WHAT IS ASKED
Omit every picture, and retype the lines that run from the beginning of the data below through the line containing "from matplotlib.ticker import MultipleLocator", inclusive.
═══ COLLECTED DATA ═══
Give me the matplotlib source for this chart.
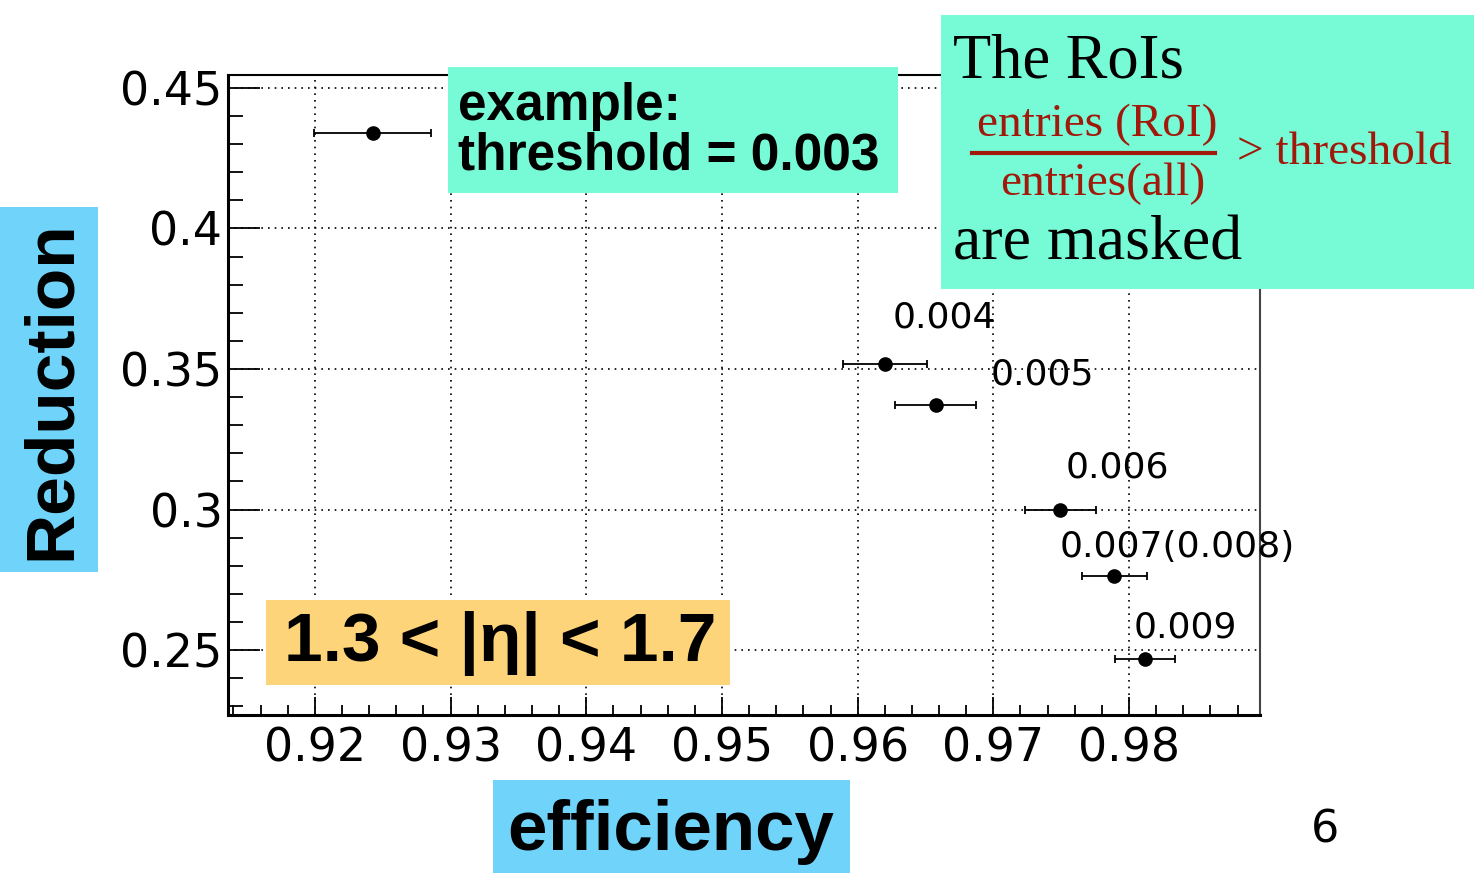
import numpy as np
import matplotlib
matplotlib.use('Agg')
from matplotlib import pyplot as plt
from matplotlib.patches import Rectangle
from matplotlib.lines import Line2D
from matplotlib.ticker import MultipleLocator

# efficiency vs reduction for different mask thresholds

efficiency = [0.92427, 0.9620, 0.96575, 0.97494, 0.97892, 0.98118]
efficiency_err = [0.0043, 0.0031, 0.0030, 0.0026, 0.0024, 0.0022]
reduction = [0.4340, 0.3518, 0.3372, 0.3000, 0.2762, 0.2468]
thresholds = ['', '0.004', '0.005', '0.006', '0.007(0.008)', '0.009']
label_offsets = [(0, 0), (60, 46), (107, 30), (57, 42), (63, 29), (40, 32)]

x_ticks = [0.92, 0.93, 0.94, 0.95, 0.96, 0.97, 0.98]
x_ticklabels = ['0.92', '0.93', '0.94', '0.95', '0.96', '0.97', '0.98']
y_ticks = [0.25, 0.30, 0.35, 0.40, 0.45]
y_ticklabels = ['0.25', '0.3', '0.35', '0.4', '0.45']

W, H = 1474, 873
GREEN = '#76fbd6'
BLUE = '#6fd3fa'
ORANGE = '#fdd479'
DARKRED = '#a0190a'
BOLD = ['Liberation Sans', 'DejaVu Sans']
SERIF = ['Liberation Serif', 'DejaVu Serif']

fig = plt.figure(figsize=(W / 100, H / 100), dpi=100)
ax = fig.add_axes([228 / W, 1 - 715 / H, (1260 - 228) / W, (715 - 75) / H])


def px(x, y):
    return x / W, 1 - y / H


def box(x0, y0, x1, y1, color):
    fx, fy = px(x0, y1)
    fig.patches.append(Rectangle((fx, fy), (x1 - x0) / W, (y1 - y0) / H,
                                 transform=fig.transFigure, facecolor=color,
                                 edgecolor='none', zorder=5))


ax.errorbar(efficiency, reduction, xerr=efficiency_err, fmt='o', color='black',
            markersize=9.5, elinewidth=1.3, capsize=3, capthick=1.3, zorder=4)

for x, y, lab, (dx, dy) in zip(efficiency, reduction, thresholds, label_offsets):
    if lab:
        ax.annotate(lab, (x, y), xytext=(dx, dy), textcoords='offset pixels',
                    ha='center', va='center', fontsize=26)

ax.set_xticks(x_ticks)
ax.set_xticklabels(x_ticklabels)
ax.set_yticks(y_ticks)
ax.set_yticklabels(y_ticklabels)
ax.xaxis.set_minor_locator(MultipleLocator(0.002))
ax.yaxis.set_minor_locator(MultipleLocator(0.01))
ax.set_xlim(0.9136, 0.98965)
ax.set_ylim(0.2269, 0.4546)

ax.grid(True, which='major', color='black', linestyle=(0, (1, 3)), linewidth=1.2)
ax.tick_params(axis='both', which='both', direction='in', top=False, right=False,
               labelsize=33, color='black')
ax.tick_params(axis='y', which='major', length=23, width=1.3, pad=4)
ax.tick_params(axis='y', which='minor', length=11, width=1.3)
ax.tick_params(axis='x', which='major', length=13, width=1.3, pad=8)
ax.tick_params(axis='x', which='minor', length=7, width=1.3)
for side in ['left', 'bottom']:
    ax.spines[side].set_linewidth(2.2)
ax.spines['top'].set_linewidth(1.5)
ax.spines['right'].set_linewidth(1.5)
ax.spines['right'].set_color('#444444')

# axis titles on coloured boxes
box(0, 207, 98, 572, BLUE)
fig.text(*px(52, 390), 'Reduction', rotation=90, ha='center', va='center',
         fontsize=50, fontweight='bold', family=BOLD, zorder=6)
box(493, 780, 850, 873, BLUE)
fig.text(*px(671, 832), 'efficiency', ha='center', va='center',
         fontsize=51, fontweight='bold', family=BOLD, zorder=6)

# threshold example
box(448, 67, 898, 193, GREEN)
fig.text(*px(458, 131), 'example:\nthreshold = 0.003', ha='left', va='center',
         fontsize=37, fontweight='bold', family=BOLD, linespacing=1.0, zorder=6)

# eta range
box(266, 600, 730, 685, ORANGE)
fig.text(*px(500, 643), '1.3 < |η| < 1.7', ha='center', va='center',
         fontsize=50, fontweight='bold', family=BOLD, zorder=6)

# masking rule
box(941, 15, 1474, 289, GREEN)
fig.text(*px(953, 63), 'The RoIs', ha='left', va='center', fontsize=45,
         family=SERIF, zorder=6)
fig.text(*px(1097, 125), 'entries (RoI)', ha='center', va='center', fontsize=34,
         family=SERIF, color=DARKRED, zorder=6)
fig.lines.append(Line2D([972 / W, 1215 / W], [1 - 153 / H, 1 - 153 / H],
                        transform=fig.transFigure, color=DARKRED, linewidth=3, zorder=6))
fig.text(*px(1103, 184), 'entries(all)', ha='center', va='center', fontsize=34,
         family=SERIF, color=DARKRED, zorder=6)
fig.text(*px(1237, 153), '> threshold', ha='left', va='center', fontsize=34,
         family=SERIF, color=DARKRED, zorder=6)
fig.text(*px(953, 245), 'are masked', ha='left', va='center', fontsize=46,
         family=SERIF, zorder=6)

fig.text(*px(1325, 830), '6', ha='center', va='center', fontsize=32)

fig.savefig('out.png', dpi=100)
═══
FINISHED EXERCISE
Give me the matplotlib source for this chart.
import numpy as np
import matplotlib
matplotlib.use('Agg')
from matplotlib import pyplot as plt
from matplotlib.patches import Rectangle
from matplotlib.lines import Line2D
from matplotlib.ticker import MultipleLocator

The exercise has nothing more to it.